Russia and China also carried out their first-ever joint naval drills in April and vowed to carry out more in the future. Analysts suggest the Chinese were particularly keen to stage the maneuvers as they would serve as "a clear statement by the Chinese that they now have an ally in the region."

Russian deterrence

"It also benefits Russia as it can intensify its activities in the skies around Japan," a military analyst for the Japanese government told DW. "Russia has to increase and enhance its strategic deterrence capabilities," he said. "And because Japan supported the US on the Crimea issue, then there have been some bilateral difficulties between Tokyo and Moscow, but I think it is quite clear that Prime Minister [Shinzo] Abe wants to improve relations with Russia."
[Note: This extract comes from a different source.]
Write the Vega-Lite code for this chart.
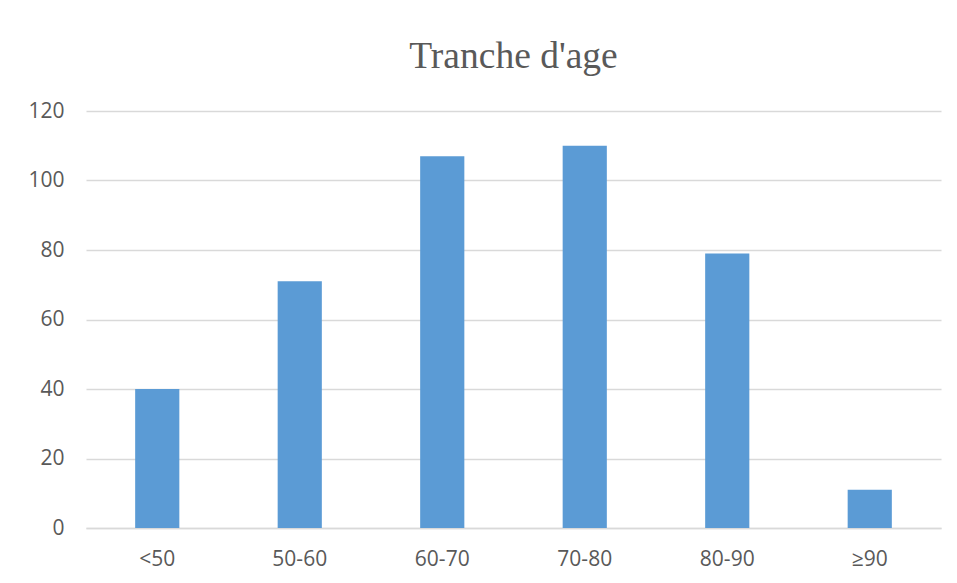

Russia's President Vladimir Putin (L) shakes hands with Japan's Prime Minister Shinzo Abe during a meeting at the Kremlin in Moscow April 29, 2013.

Russia's President Putin shakes hands with Japan's Prime Minister Shinzo Abe during a visit at the Kremlin.

The two most critical issues for Moscow and Tokyo are an alliance that can serve as a bulwark against the aggressive Chinese expansionism that both governments fear. In addition, there is also the future of a number of islands off the most northerly Japanese island of Hokkaido that were seized by the Soviet Union in the final days of World War II.

Tokyo refers to the isles as the Northern Territories but Moscow knows as the Southern Kurile Islands.

Japan and Russia have held sporadic discussions on the future of the four islands and last year it appeared that a breakthrough was close. The agreement would see the uninhabited islands returned to Japan and the others being jointly developed by both nations. That tentative deal was jeopardized by the international reaction to the crisis in the Ukraine earlier this year.

"I think Mr Abe has a good personal and working relationship with [Russian President] Vladimir Putin, but the Crimea situation has been an obstacle to more progress in bilateral ties," Professor Shinoda said. "But I think that the relationship can be revived in the future. And Abe has plenty of time to make progress on this issue."